Noi siamo i primi a dire che l’integrazione tecnologica delle redazioni carta e web può creare opportunità preziose, per chi voglia e sappia coglierle. Occorre sfruttare nei canali multimediali il valore aggiunto assicurato dalle sinergie tra il Quotidiano e le altre realtà del Gruppo (a cominciare dall’agenzia di informazione Radiocor e da Radio24), traendo il massimo profitto da tutte le piattaforme digitali. Ne uscirebbe moltiplicata la produttività del lavoro, senza inutili e ingiusti traumi.

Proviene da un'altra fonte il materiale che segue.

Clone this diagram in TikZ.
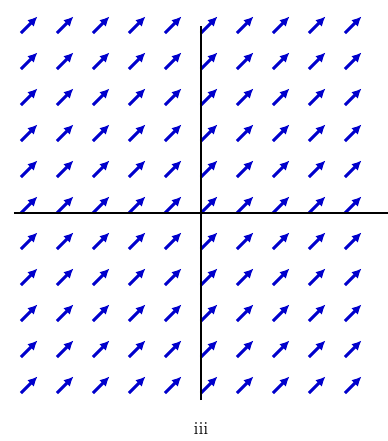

L’azienda, al contrario, continua a chiedere sacrifici a senso unico, senza offrire credibili strategie di sviluppo. Il piano triennale approvato dal Cda del 21 gennaio fissa l’obiettivo di riportare il margine operativo lordo a 49 milioni di euro. Le linee d’intervento per centrare l’obiettivo sono una modesta crescita dei ricavi e il taglio dei costi di funzionamento. In realtà tutto si riduce al semplice taglio del costo del lavoro. Alla redazione del Quotidiano (circa il 10% dei dipendenti del Gruppo) si chiede così una riduzione dei costi del lavoro di 7 milioni l’anno, che, spalmati sui circa 210 giornalisti, si traduce in un abbassamento strutturale del costo del lavoro pro capite di 30mila euro l’anno: certamente non il 10% calcolato dall’azienda stessa nelle sue comunicazioni ma una percentuale almeno tre volte superiore.
Presidente Marcegaglia, la triste verità è però che nemmeno azzerando il costo del lavoro dei giornalisti del Quotidiano si potranno risolvere i problemi di un Gruppo che dal 2006 al 2009 ha sostenuto una campagna di acquisizioni costata in tutto 135 milioni di euro. Operazioni che, oltre a mutare profondamente la fisionomia dell’azienda, ne hanno fatto crescere di 720 dipendenti l’organico (cioè il 50% in più), portandolo dai 1.482 di fine 2005 ai circa 2.200 di fine 2009. È aumentato in questo modo il valore aggiunto del gruppo? È aumentata la produttività dei dipendenti? Non ci sembra: le acquisizioni non hanno portato guadagni, bensì svalutazioni per 28 milioni, finora, e una perdita complessiva di 12 milioni.
È per ovviare a questi errori che si chiede oggi un sacrificio ai giornalisti, venendo meno a un semplice principio di responsabilità. Non ci sembra giusto: l’azienda non ha smesso di remunerare il capitale dell’azionista fino al 2008, quando peraltro gli effetti della scarsa spinta innovativa dell’impresa erano ormai evidenti. Anche quello dei giornalisti che hanno già fatto dei sacrifici è una forma di capitale, umano, intellettuale, che sarà un elemento fondamentale del rilancio. Non va ulteriormente penalizzato. Se poi la logica deve essere semplicemente quella del taglio dei costi, siamo convinti che ci siano molti rami secchi da tagliare e che si possa attingere a molte fonti di sprechi. Possiamo ricordare, per fare un solo esempio, che collaborazioni e consulenze, dal 2006 al 2009, hanno pesato per 100 milioni sui costi del gruppo?
Presidente Marcegaglia, se il 2011 deve essere l’anno della svolta per un’azienda che ha ancora liquidità (88 milioni al 30 settembre 2010), la strada non può essere quella dell’inutile sacrificio delle risorse chiave del gruppo. La redazione chiede allora a Confindustria e al management di dimostrarsi all’altezza di una prova cruciale, conservare al Sole 24 Ore la leadership dell’informazione economica, giuridica e finanziaria, senza farsi tentare da scorciatoie di breve periodo.